"""

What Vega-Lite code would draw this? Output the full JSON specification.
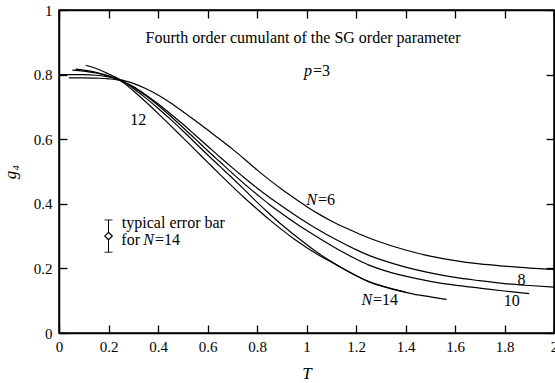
{
  "$schema": "https://vega.github.io/schema/vega-lite/v6.json",
  "width": 495,
  "height": 323,
  "autosize": {"type": "none"},
  "padding": {"left": 59, "top": 10, "right": 1, "bottom": 50},
  "background": "white",
  "config": {
    "view": {"stroke": "black", "strokeWidth": 1.5},
    "font": "Liberation Serif",
    "axis": {
      "domainColor": "black", "domainWidth": 1.5, "tickColor": "black", "tickWidth": 1.3,
      "tickSize": -8, "labelColor": "black", "labelFont": "Liberation Serif", "labelFontSize": 15,
      "titleFont": "Liberation Serif", "titleColor": "black", "titleFontSize": 17, "titleFontWeight": "normal",
      "grid": false
    },
    "text": {"font": "Liberation Serif", "fontSize": 16, "color": "black"}
  },
  "datasets": {
    "curves": [
      {"N": 6, "T": 0.0, "g": 0.8}, {"N": 6, "T": 0.05, "g": 0.8}, {"N": 6, "T": 0.1, "g": 0.8}, {"N": 6, "T": 0.15, "g": 0.798}, {"N": 6, "T": 0.2, "g": 0.793}, {"N": 6, "T": 0.25, "g": 0.784}, {"N": 6, "T": 0.3, "g": 0.773}, {"N": 6, "T": 0.35, "g": 0.757}, {"N": 6, "T": 0.4, "g": 0.737}, {"N": 6, "T": 0.45, "g": 0.713}, {"N": 6, "T": 0.5, "g": 0.686}, {"N": 6, "T": 0.55, "g": 0.658}, {"N": 6, "T": 0.6, "g": 0.629}, {"N": 6, "T": 0.65, "g": 0.6}, {"N": 6, "T": 0.7, "g": 0.57}, {"N": 6, "T": 0.75, "g": 0.538}, {"N": 6, "T": 0.8, "g": 0.505}, {"N": 6, "T": 0.85, "g": 0.474}, {"N": 6, "T": 0.9, "g": 0.445}, {"N": 6, "T": 0.95, "g": 0.418}, {"N": 6, "T": 1.0, "g": 0.392}, {"N": 6, "T": 1.05, "g": 0.368}, {"N": 6, "T": 1.1, "g": 0.347}, {"N": 6, "T": 1.15, "g": 0.328}, {"N": 6, "T": 1.2, "g": 0.311}, {"N": 6, "T": 1.25, "g": 0.295}, {"N": 6, "T": 1.3, "g": 0.281}, {"N": 6, "T": 1.4, "g": 0.257}, {"N": 6, "T": 1.5, "g": 0.238}, {"N": 6, "T": 1.6, "g": 0.224}, {"N": 6, "T": 1.7, "g": 0.214}, {"N": 6, "T": 1.8, "g": 0.207}, {"N": 6, "T": 1.9, "g": 0.201}, {"N": 6, "T": 2.0, "g": 0.197},
      {"N": 8, "T": 0.04, "g": 0.79}, {"N": 8, "T": 0.1, "g": 0.79}, {"N": 8, "T": 0.15, "g": 0.789}, {"N": 8, "T": 0.2, "g": 0.787}, {"N": 8, "T": 0.25, "g": 0.781}, {"N": 8, "T": 0.3, "g": 0.763}, {"N": 8, "T": 0.35, "g": 0.738}, {"N": 8, "T": 0.4, "g": 0.71}, {"N": 8, "T": 0.45, "g": 0.679}, {"N": 8, "T": 0.5, "g": 0.647}, {"N": 8, "T": 0.55, "g": 0.613}, {"N": 8, "T": 0.6, "g": 0.579}, {"N": 8, "T": 0.65, "g": 0.545}, {"N": 8, "T": 0.7, "g": 0.512}, {"N": 8, "T": 0.75, "g": 0.48}, {"N": 8, "T": 0.8, "g": 0.449}, {"N": 8, "T": 0.85, "g": 0.42}, {"N": 8, "T": 0.9, "g": 0.393}, {"N": 8, "T": 0.95, "g": 0.367}, {"N": 8, "T": 1.0, "g": 0.342}, {"N": 8, "T": 1.05, "g": 0.319}, {"N": 8, "T": 1.1, "g": 0.297}, {"N": 8, "T": 1.15, "g": 0.277}, {"N": 8, "T": 1.2, "g": 0.258}, {"N": 8, "T": 1.25, "g": 0.241}, {"N": 8, "T": 1.3, "g": 0.227}, {"N": 8, "T": 1.4, "g": 0.204}, {"N": 8, "T": 1.5, "g": 0.186}, {"N": 8, "T": 1.6, "g": 0.172}, {"N": 8, "T": 1.7, "g": 0.162}, {"N": 8, "T": 1.8, "g": 0.153}, {"N": 8, "T": 1.9, "g": 0.147}, {"N": 8, "T": 2.0, "g": 0.142},
      {"N": 10, "T": 0.054, "g": 0.814}, {"N": 10, "T": 0.1, "g": 0.811}, {"N": 10, "T": 0.15, "g": 0.805}, {"N": 10, "T": 0.2, "g": 0.795}, {"N": 10, "T": 0.25, "g": 0.781}, {"N": 10, "T": 0.3, "g": 0.761}, {"N": 10, "T": 0.35, "g": 0.735}, {"N": 10, "T": 0.4, "g": 0.705}, {"N": 10, "T": 0.45, "g": 0.672}, {"N": 10, "T": 0.5, "g": 0.637}, {"N": 10, "T": 0.55, "g": 0.601}, {"N": 10, "T": 0.6, "g": 0.565}, {"N": 10, "T": 0.65, "g": 0.53}, {"N": 10, "T": 0.7, "g": 0.495}, {"N": 10, "T": 0.75, "g": 0.461}, {"N": 10, "T": 0.8, "g": 0.429}, {"N": 10, "T": 0.85, "g": 0.398}, {"N": 10, "T": 0.9, "g": 0.37}, {"N": 10, "T": 0.95, "g": 0.343}, {"N": 10, "T": 1.0, "g": 0.318}, {"N": 10, "T": 1.05, "g": 0.294}, {"N": 10, "T": 1.1, "g": 0.271}, {"N": 10, "T": 1.15, "g": 0.249}, {"N": 10, "T": 1.2, "g": 0.229}, {"N": 10, "T": 1.25, "g": 0.211}, {"N": 10, "T": 1.3, "g": 0.197}, {"N": 10, "T": 1.4, "g": 0.176}, {"N": 10, "T": 1.5, "g": 0.16}, {"N": 10, "T": 1.6, "g": 0.148}, {"N": 10, "T": 1.7, "g": 0.139}, {"N": 10, "T": 1.8, "g": 0.13}, {"N": 10, "T": 1.9, "g": 0.122},
      {"N": 12, "T": 0.067, "g": 0.817}, {"N": 12, "T": 0.1, "g": 0.814}, {"N": 12, "T": 0.15, "g": 0.807}, {"N": 12, "T": 0.2, "g": 0.796}, {"N": 12, "T": 0.25, "g": 0.78}, {"N": 12, "T": 0.3, "g": 0.75}, {"N": 12, "T": 0.35, "g": 0.716}, {"N": 12, "T": 0.4, "g": 0.68}, {"N": 12, "T": 0.45, "g": 0.643}, {"N": 12, "T": 0.5, "g": 0.605}, {"N": 12, "T": 0.55, "g": 0.567}, {"N": 12, "T": 0.6, "g": 0.529}, {"N": 12, "T": 0.65, "g": 0.491}, {"N": 12, "T": 0.7, "g": 0.454}, {"N": 12, "T": 0.75, "g": 0.418}, {"N": 12, "T": 0.8, "g": 0.384}, {"N": 12, "T": 0.85, "g": 0.351}, {"N": 12, "T": 0.9, "g": 0.32}, {"N": 12, "T": 0.95, "g": 0.291}, {"N": 12, "T": 1.0, "g": 0.265}, {"N": 12, "T": 1.05, "g": 0.241}, {"N": 12, "T": 1.1, "g": 0.22}, {"N": 12, "T": 1.15, "g": 0.199}, {"N": 12, "T": 1.2, "g": 0.178}, {"N": 12, "T": 1.25, "g": 0.16}, {"N": 12, "T": 1.3, "g": 0.147}, {"N": 12, "T": 1.35, "g": 0.136}, {"N": 12, "T": 1.4, "g": 0.127},
      {"N": 14, "T": 0.108, "g": 0.829}, {"N": 14, "T": 0.15, "g": 0.819}, {"N": 14, "T": 0.2, "g": 0.802}, {"N": 14, "T": 0.25, "g": 0.783}, {"N": 14, "T": 0.3, "g": 0.757}, {"N": 14, "T": 0.35, "g": 0.728}, {"N": 14, "T": 0.4, "g": 0.696}, {"N": 14, "T": 0.45, "g": 0.662}, {"N": 14, "T": 0.5, "g": 0.626}, {"N": 14, "T": 0.55, "g": 0.589}, {"N": 14, "T": 0.6, "g": 0.552}, {"N": 14, "T": 0.65, "g": 0.516}, {"N": 14, "T": 0.7, "g": 0.48}, {"N": 14, "T": 0.75, "g": 0.443}, {"N": 14, "T": 0.8, "g": 0.405}, {"N": 14, "T": 0.85, "g": 0.369}, {"N": 14, "T": 0.9, "g": 0.335}, {"N": 14, "T": 0.95, "g": 0.304}, {"N": 14, "T": 1.0, "g": 0.274}, {"N": 14, "T": 1.05, "g": 0.246}, {"N": 14, "T": 1.1, "g": 0.221}, {"N": 14, "T": 1.15, "g": 0.198}, {"N": 14, "T": 1.2, "g": 0.177}, {"N": 14, "T": 1.25, "g": 0.159}, {"N": 14, "T": 1.3, "g": 0.146}, {"N": 14, "T": 1.35, "g": 0.135}, {"N": 14, "T": 1.4, "g": 0.126}, {"N": 14, "T": 1.45, "g": 0.118}, {"N": 14, "T": 1.5, "g": 0.112}, {"N": 14, "T": 1.566, "g": 0.104}
    ],
    "errorbar": [{"T": 0.2, "g": 0.3, "lo": 0.25, "hi": 0.35}],
    "centerText": [
      {"text": "Fourth order cumulant of the SG order parameter", "T": 0.986, "g": 0.913},
      {"text": "8", "T": 1.869, "g": 0.165},
      {"text": "10", "T": 1.829, "g": 0.098},
      {"text": "12", "T": 0.32, "g": 0.659}
    ],
    "leftText": [
      {"text": "typical error bar", "T": 0.254, "g": 0.342},
      {"text": "for", "T": 0.252, "g": 0.287},
      {"text": "=14", "T": 0.388, "g": 0.287},
      {"text": "=3", "T": 1.026, "g": 0.811},
      {"text": "=6", "T": 1.046, "g": 0.411},
      {"text": "=14", "T": 1.269, "g": 0.101}
    ],
    "italicText": [
      {"text": "N", "T": 0.388, "g": 0.287},
      {"text": "p", "T": 1.026, "g": 0.811},
      {"text": "N", "T": 1.046, "g": 0.411},
      {"text": "N", "T": 1.269, "g": 0.101}
    ]
  },
  "layer": [
    {
      "data": {"name": "curves"},
      "mark": {"type": "line", "color": "black", "strokeWidth": 1.2, "interpolate": "monotone"},
      "encoding": {
        "x": {"field": "T", "type": "quantitative", "scale": {"domain": [0, 2], "nice": false},
          "axis": {"values": [0, 0.2, 0.4, 0.6, 0.8, 1, 1.2, 1.4, 1.6, 1.8, 2], "format": "~g", "title": "T", "titleFontStyle": "italic", "labelPadding": 14, "titlePadding": 11, "labelFlush": false}},
        "y": {"field": "g", "type": "quantitative", "scale": {"domain": [0, 1], "nice": false},
          "axis": {"values": [0, 0.2, 0.4, 0.6, 0.8, 1], "format": "~g", "title": "g₄", "titleFontStyle": "italic", "labelPadding": 15, "titlePadding": 14, "labelFlush": false}},
        "detail": {"field": "N", "type": "nominal"}
      }
    },
    {
      "data": {"name": "errorbar"},
      "mark": {"type": "rule", "color": "black", "strokeWidth": 1},
      "encoding": {
        "x": {"field": "T", "type": "quantitative", "axis": null},
        "y": {"field": "lo", "type": "quantitative", "axis": null},
        "y2": {"field": "hi"}
      }
    },
    {
      "data": {"name": "errorbar"},
      "mark": {"type": "tick", "orient": "horizontal", "size": 8, "thickness": 1.2, "color": "black"},
      "encoding": {
        "x": {"field": "T", "type": "quantitative", "axis": null},
        "y": {"field": "lo", "type": "quantitative", "axis": null}
      }
    },
    {
      "data": {"name": "errorbar"},
      "mark": {"type": "tick", "orient": "horizontal", "size": 8, "thickness": 1.2, "color": "black"},
      "encoding": {
        "x": {"field": "T", "type": "quantitative", "axis": null},
        "y": {"field": "hi", "type": "quantitative", "axis": null}
      }
    },
    {
      "data": {"name": "errorbar"},
      "mark": {"type": "point", "shape": "diamond", "filled": true, "fill": "white", "stroke": "black", "strokeWidth": 1.3, "size": 55, "opacity": 1},
      "encoding": {
        "x": {"field": "T", "type": "quantitative", "axis": null},
        "y": {"field": "g", "type": "quantitative", "axis": null}
      }
    },
    {
      "data": {"name": "centerText"},
      "mark": {"type": "text", "align": "center", "baseline": "middle", "font": "Liberation Serif"},
      "encoding": {
        "x": {"field": "T", "type": "quantitative", "axis": null},
        "y": {"field": "g", "type": "quantitative", "axis": null},
        "text": {"field": "text"}
      }
    },
    {
      "data": {"name": "leftText"},
      "mark": {"type": "text", "align": "left", "baseline": "middle", "font": "Liberation Serif"},
      "encoding": {
        "x": {"field": "T", "type": "quantitative", "axis": null},
        "y": {"field": "g", "type": "quantitative", "axis": null},
        "text": {"field": "text"}
      }
    },
    {
      "data": {"name": "italicText"},
      "mark": {"type": "text", "align": "right", "baseline": "middle", "fontStyle": "italic", "font": "Liberation Serif", "dx": -1},
      "encoding": {
        "x": {"field": "T", "type": "quantitative",
          "axis": {"orient": "top", "values": [0, 0.2, 0.4, 0.6, 0.8, 1, 1.2, 1.4, 1.6, 1.8, 2], "labels": false, "title": null}},
        "y": {"field": "g", "type": "quantitative",
          "axis": {"orient": "right", "values": [0, 0.2, 0.4, 0.6, 0.8, 1], "labels": false, "title": null}},
        "text": {"field": "text"}
      }
    }
  ],
  "resolve": {"axis": {"x": "independent", "y": "independent"}}
}
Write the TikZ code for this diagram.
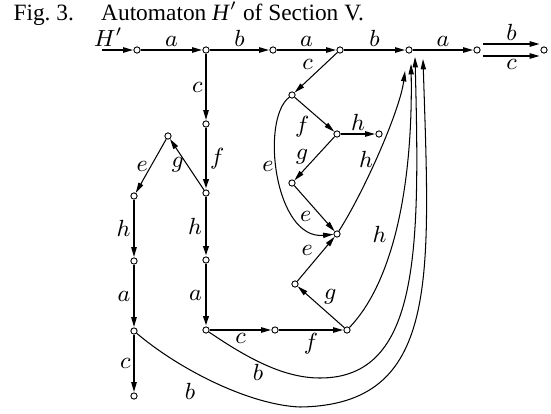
\documentclass[tikz,border=0pt]{standalone}
\usepackage{fontspec}
\setmainfont{Liberation Serif}
\usepackage{tikz}
\usetikzlibrary{arrows.meta}
\tikzset{
  qnode/.style={circle, draw, fill=white, inner sep=0pt, minimum size=2.4pt, line width=0.35pt},
  arr/.style={-{Triangle[length=4pt,width=2pt]}, line width=#1},
  arr/.default=0.4pt,
}

\begin{document}
\begin{tikzpicture}[x=0.385pt, y=-0.385pt, every node/.style={font=\fontsize{9}{10}\selectfont, inner sep=1pt}]
        \useasboundingbox (0,0) rectangle (551,413);

        % Caption
        \node[anchor=base west, inner sep=0pt, font=\fontsize{9}{10}\selectfont] (cap) at (13,20)
              {Fig.~3.\hspace{10.5pt}Automaton \textit{H}$'$ of Section V.};

        % States, top row
        \coordinate (in) at (102,50);
        \node[qnode] (n1) at (137,50) {};
        \node[qnode] (n2) at (206,50) {};
        \node[qnode] (n3) at (273,50) {};
        \node[qnode] (n4) at (340,50) {};
        \node[qnode] (n5) at (409,50) {};
        \node[qnode] (n6) at (477,50) {};
        \node[qnode] (n7) at (544,50) {};

        % States, middle column
        \node[qnode] (v1) at (206,124) {};
        \node[qnode] (v2) at (206,193) {};
        \node[qnode] (v3) at (206,260) {};
        \node[qnode] (v4) at (206,330) {};
        \node[qnode] (v5) at (275,330) {};
        \node[qnode] (v6) at (347,330) {};

        % States, left column
        \node[qnode] (w1) at (168,136) {};
        \node[qnode] (w2) at (134,196) {};
        \node[qnode] (w3) at (134,261) {};
        \node[qnode] (w4) at (134,331) {};
        \node[qnode] (w5) at (134,396) {};

        % States, right part
        \node[qnode] (r1) at (292,95) {};
        \node[qnode] (r2) at (337,134) {};
        \node[qnode] (r3) at (379,134) {};
        \node[qnode] (r4) at (292,183) {};
        \node[qnode] (r5) at (337,234) {};
        \node[qnode] (r6) at (295,284) {};

        % Top row
        \draw[arr=0.75pt] (in) -- (n1) node[pos=0.2,above]{$H'$};
        \draw[arr=0.75pt] (n1) -- (n2) node[midway,above]{$a$};
        \draw[arr=0.75pt] (n2) -- (n3) node[midway,above]{$b$};
        \draw[arr=0.75pt] (n3) -- (n4) node[midway,above]{$a$};
        \draw[arr=0.75pt] (n4) -- (n5) node[midway,above]{$b$};
        \draw[arr=0.75pt] (n5) -- (n6) node[midway,above]{$a$};
        \draw[arr=0.75pt] ([shift={(6,-6)}]n6.center) -- ([shift={(-4,-6)}]n7.center)
              node[midway,above]{$b$};
        \draw[arr=0.75pt] ([shift={(6,6)}]n6.center) -- ([shift={(-4,6)}]n7.center)
              node[midway,below]{$c$};

        % Middle column
        \draw[arr=0.75pt] (n2) -- (v1) node[midway,left]{$c$};
        \draw[arr=1.15pt] (v1) -- (v2) node[midway,right]{$f$};
        \draw[arr=1.15pt] (v2) -- (v3) node[midway,left]{$h$};
        \draw[arr=1.15pt] (v3) -- (v4) node[midway,left]{$a$};
        \draw[arr=0.75pt] (v4) -- (v5) node[midway,below]{$c$};
        \draw[arr=0.75pt] (v5) -- (v6) node[midway,below]{$f$};

        % Left column
        \draw[arr] (v2) -- (w1) node[midway,left]{$g$};
        \draw[arr] (w1) -- (w2) node[midway,left]{$e$};
        \draw[arr=0.75pt] (w2) -- (w3) node[midway,left]{$h$};
        \draw[arr=0.75pt] (w3) -- (w4) node[midway,left]{$a$};
        \draw[arr=0.75pt] (w4) -- (w5) node[midway,left]{$c$};

        % Right part
        \draw[arr] (n4) -- (r1) node[midway,above left]{$c$};
        \draw[arr] (r1) -- (r2) node[pos=0.45,below left]{$f$};
        \draw[arr=0.75pt] (r2) -- (r3) node[midway,above]{$h$};
        \draw[arr] (r2) -- (r4) node[pos=0.45,left=2pt]{$g$};
        \draw[arr] (r4) -- (r5) node[midway,below left]{$e$};
        \draw[arr] (r6) -- (r5) node[midway,above left]{$e$};
        \draw[arr] (v6) -- (r6) node[midway,above right]{$g$};
        \draw[arr] (r1) .. controls (260,120) and (275,240) .. (r5)
              node[pos=0.45,left]{$e$};

        % Back to the top
        \draw[arr] (r5) .. controls (365,190) and (400,110) .. ([shift={(-4,21)}]n5.center)
              node[pos=0.45,left]{$h$};
        \draw[arr] (v6) .. controls (395,280) and (413,180) .. ([shift={(2,14)}]n5.center)
              node[pos=0.45,left=2pt]{$h$};
        \draw[arr] (v4) .. controls (250,360) and (285,378) .. (320,378)
              node[pos=0.42,below]{$b$}
              .. controls (420,378) and (420,250) .. ([shift={(6,7)}]n5.center);
        \draw[arr] (w4) .. controls (180,370) and (250,405) .. (300,407)
              node[pos=0.35,below=4pt]{$b$}
              .. controls (440,405) and (430,280) .. ([shift={(14,9)}]n5.center);
      \end{tikzpicture}
\end{document}
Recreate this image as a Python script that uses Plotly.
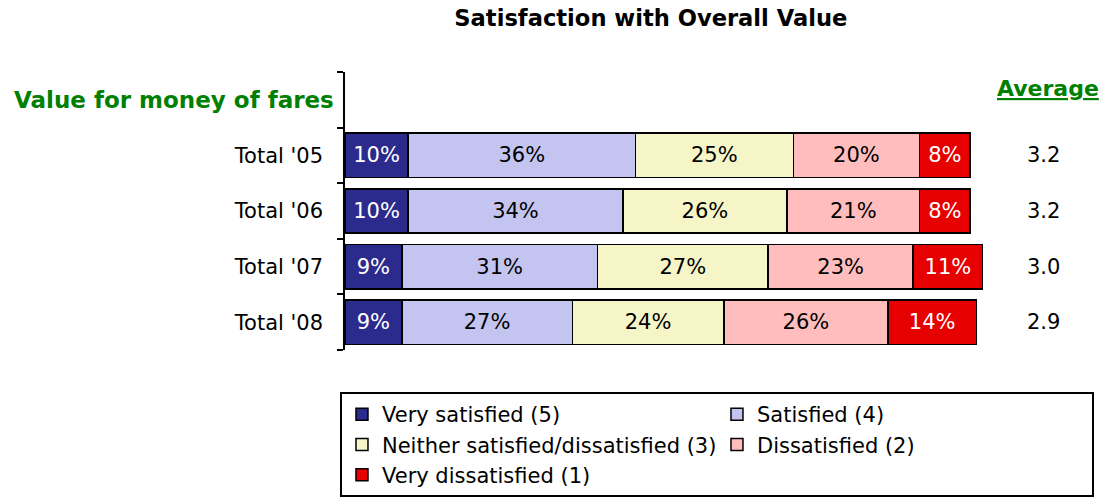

"""

▶ Requirement
Give the count of lines in the records that contain "this", and no other text.

▶ Answer in full
3